Regulation and legality are still some of the most discussed topics when we talk about cryptocurrency tokens, because of how some legislations remain cautious about a technology that has widespread so quick and allows for fund raising from non-traditional ways.
The U.S. Securities and Exchange Commission (SEC) is always under the spotlight because of their regulations and, given that many projects wish to thrive in the American landscape, they must abide to these rules. Of course, many have found ways to circumvent the situation by basing their funds or offices in countries with less restrictions, but long-term planning requires considering the SEC guidelines at the moment.
What we see today is a variety of projects that sell their own cryptocurrency tokens to raise funds for launch or expansions, which can either be considered utility tokens (if they serve a specific purpose within the platform) or securities, and the SEC is in charge of overlooking the latter. This is a departure from traditional models like IPOs, where a company goes public and their stock can be traded by anyone in the stock market, or Private shareholding, which is more oriented towards institutional and large-scale investors.
Raising funds from tokens not only makes it viable for non-verified investors to dip in, but also open the possibility for users from all around the world to enter the sale. Of course, this seems like risks for the SEC, which is why special regulations need to be defined, and we have seen this debate gaining strength with talking points like the Bitcoin ETF or Facebook’s Libra.
But one of the great opportunities the SEC has opened comes in the form of Regulation A+, an expansion to their traditional Regulation A that was adopted in 2015 and split it into two tiers:
- Tier 1 gives permission to raise up to $20 million, allowing for nonaccredited investors to participate in the purchase and does not require a formal audit from the state they take place, although said state may request it.
- Tier 2 has a higher limit, allowing for raising up to $50 million, but it also has more restrictions than Tier 1, as nonaccredited investors have a limit of 10% of their income or net worth, and require an audit from the state in which they will raise their funds, along with filing annual, semiannual and recent reports.
As the conditions imply, Tier 1 is oriented towards small businesses that don’t require a very high ceiling to start operations or projects and that would benefit from having more open ways for investors to reach them.
On the other hand, Tier 2 can help companies that already have a reputation or that have raised enough attention for their project and need more than the Tier 1 ceiling allows.

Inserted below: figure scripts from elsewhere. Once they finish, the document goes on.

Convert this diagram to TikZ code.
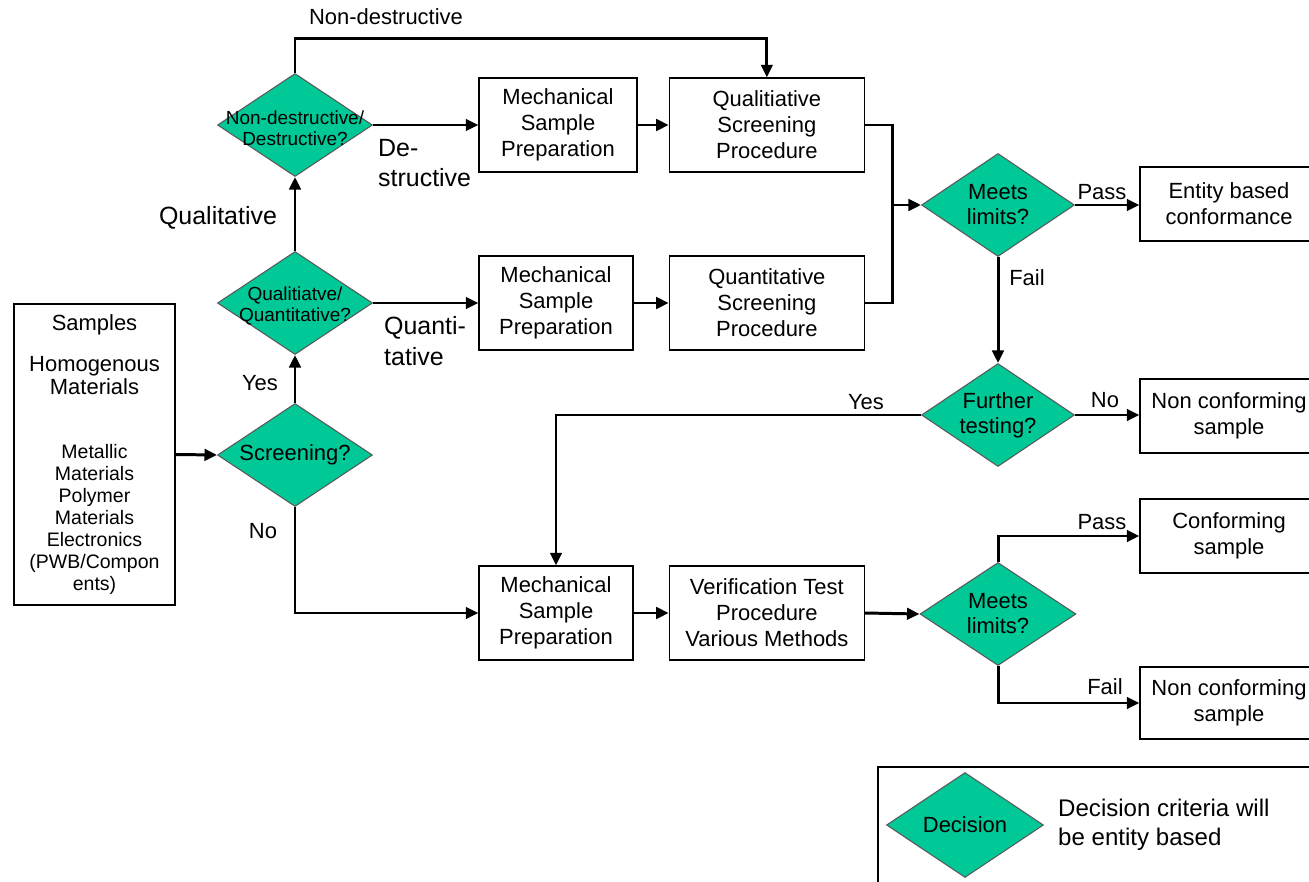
\documentclass[tikz,border=0pt]{standalone}
\usepackage{fontspec}
\setmainfont{Liberation Sans}
\usetikzlibrary{arrows.meta,positioning,shapes.geometric}
\definecolor{decgreen}{RGB}{0,200,150}
\tikzset{
    box/.style = {
        draw,
        line width=0.8pt,
        align=center,
        minimum height=1.88cm,
        font=\fontsize{12.5}{14.8}\selectfont,
        },
    decision/.style = {
        diamond,
        draw=black!65,
        line width=0.6pt,
        fill=decgreen,
        minimum width=3.1cm,
        minimum height=2.06cm,
        inner sep=0pt,
        },
    dtext/.style = {
        align=center,
        font=\fontsize{12.5}{14.2}\selectfont,
        },
    dsmall/.style = {
        align=center,
        font=\fontsize{10.8}{12.2}\selectfont,
        },
    lbl/.style = {
        font=\fontsize{12.5}{15}\selectfont,
        },
    big/.style = {
        align=left,
        font=\fontsize{14.2}{17.4}\selectfont,
        },
    flow/.style = {
        line width=1.7pt,
        -{Triangle[length=0.25cm,width=0.23cm]},
        },
    link/.style = {
        line width=1.7pt,
        },
}
\begin{document}
\begin{tikzpicture}[x=0.02cm, y=-0.02cm]
            \useasboundingbox (0,0) rectangle (1309,882);

            \node[box, minimum width=3.22cm, minimum height=6.02cm, font=\fontsize{11.1}{12.5}\selectfont] (S) at (94.5,454.5)
                {{\fontsize{12.5}{15}\selectfont Samples}\\[10.8pt]
                 {\fontsize{12.5}{15}\selectfont Homogenous}\\[1.1pt]
                 {\fontsize{12.5}{15}\selectfont Materials}\\[23.9pt]
                 Metallic\\Materials\\Polymer\\Materials\\Electronics\\(PWB/Compon\\ents)};

            \node[decision, label={[dtext]center:Screening?}] (Scr) at (295,455) {};
            \node[decision, label={[dsmall, yshift=-0.06cm]center:Qualitiatve/\\Quantitative?}] (QQ) at (295,303) {};
            \node[decision, label={[dsmall, yshift=-0.06cm]center:Non-destructive/\\Destructive?}] (ND) at (295,125) {};

            \node[box, minimum width=3.16cm] (M1) at (558,125) {Mechanical\\Sample\\Preparation};
            \node[box, minimum width=3.9cm, right=0.62cm of M1] (Q1) {Qualitiative\\Screening\\Procedure};
            \node[box, minimum width=3.08cm] (M2) at (556,303) {Mechanical\\Sample\\Preparation};
            \node[box, minimum width=3.9cm, right=0.7cm of M2] (Q2) {Quantitative\\Screening\\Procedure};
            \node[box, minimum width=3.08cm] (M3) at (556,613) {Mechanical\\Sample\\Preparation};
            \node[box, minimum width=3.9cm, right=0.7cm of M3] (V) {Verification Test\\Procedure\\Various Methods};

            \node[decision, minimum width=3.06cm, label={[dtext]center:Meets\\limits?}] (L1) at (998,205) {};
            \node[decision, minimum width=3.06cm, label={[dtext]center:Further\\testing?}] (F) at (998,415) {};
            \node[decision, minimum width=3.12cm, label={[dtext]center:Meets\\limits?}] (L2) at (998,614) {};

            \node[box, minimum width=3.56cm, minimum height=1.48cm] (E) at (1229,204) {Entity based\\conformance};
            \node[box, minimum width=3.56cm, minimum height=1.48cm] (N1) at (1229,416) {Non conforming\\sample};
            \node[box, minimum width=3.56cm, minimum height=1.48cm] (C) at (1229,536) {Conforming\\sample};
            \node[box, minimum width=3.56cm, minimum height=1.44cm] (N2) at (1229,703) {Non conforming\\sample};

            \draw[line width=0.8pt] (878,767) rectangle (1340,900);
            \node[decision, minimum width=3.14cm, minimum height=2.1cm, label={[dtext]center:Decision}] (Dl) at (965,825) {};
            \node[anchor=west, align=left, font=\fontsize{13.7}{16.5}\selectfont] (Dt) at (1052,825) {Decision criteria will\\be entity based};

            \node[lbl] (tND) at (386,17) {Non-destructive};
            \node[big] (tQl) at (218,218) {Qualitative};
            \node[big, anchor=west] (tDe) at (372,163) {De-\\structive};
            \node[big, anchor=west] (tQn) at (378,341) {Quanti-\\tative};
            \node[lbl] (tY1) at (260,383) {Yes};
            \node[lbl] (tN1) at (263,531) {No};
            \node[lbl] (tP1) at (1102,192) {Pass};
            \node[lbl] (tF1) at (1027,278) {Fail};
            \node[lbl] (tN2) at (1105,400) {No};
            \node[lbl] (tY2) at (866,402) {Yes};
            \node[lbl] (tP2) at (1102,522) {Pass};
            \node[lbl] (tF2) at (1105,687) {Fail};

            \coordinate (J) at (892,205);

            \draw[flow] (S.east) -- (Scr.west);
            \draw[flow] (Scr.north) -- (QQ.south);
            \draw[flow] (QQ.north) -- (ND.south);
            \draw[flow] (ND.north) -- ++(0,-34) -| (Q1.north);
            \draw[flow] (ND.east) -- (M1.west);
            \draw[flow] (M1.east) -- (Q1.west);
            \draw[flow] (QQ.east) -- (M2.west);
            \draw[flow] (M2.east) -- (Q2.west);
            \draw[flow] (Scr.south) |- (M3.west);
            \draw[flow] (M3.east) -- (V.west);
            \draw[link] (Q1.east) -| (J);
            \draw[link] (Q2.east) -| (J);
            \draw[flow] (J) -- (L1.west);
            \draw[flow] (L1.east) -- (L1.east -| E.west);
            \draw[flow] (L1.south) -- (F.north);
            \draw[flow] (F.east) -- (F.east -| N1.west);
            \draw[flow] (F.west) -| (M3.north);
            \draw[flow] (V.east) -- (L2.west);
            \draw[flow] (L2.north) |- (C.west);
            \draw[flow] (L2.south) |- (N2.west);
        \end{tikzpicture}
\end{document}
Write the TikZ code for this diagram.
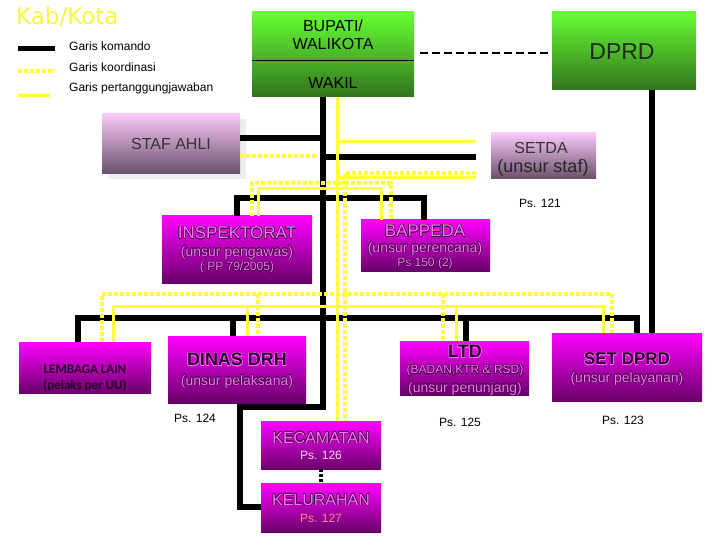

With this comes a more arduous process to pursue a Reg A+ offering, but it’s up to the company to decide which tier is the best suit for their needs.
Of course, there are some reasons not to initiate such a process, the main one being the costs that come with hiring lawyers to get SEC approval, given that the process might take up to 6 months. Other factors include the need of raising public interest to a sufficiently high level, situations in which the limits (even the lower one) are too high for the company needs and the difficulty of managing such high funds.
There have been some examples of companies that pursued the Reg A+, Blockstack and YouNow. The first one is a development platform that gives users all the tools necessary to create their products on decentralized technologies which received support from big names like Winklevoss Capital, and the latter is an online broadcasting platform built on an Ethereum-based token infrastructure (Props) that are given to content creators as a reward for boosting up the engagement with the platform.
Regulation A+ may not be the perfect model for token-based fund raising, but it’s definitely a step in the right direction and represents a great opportunity for startups and mid-stage companies taking course into blockchain technologies.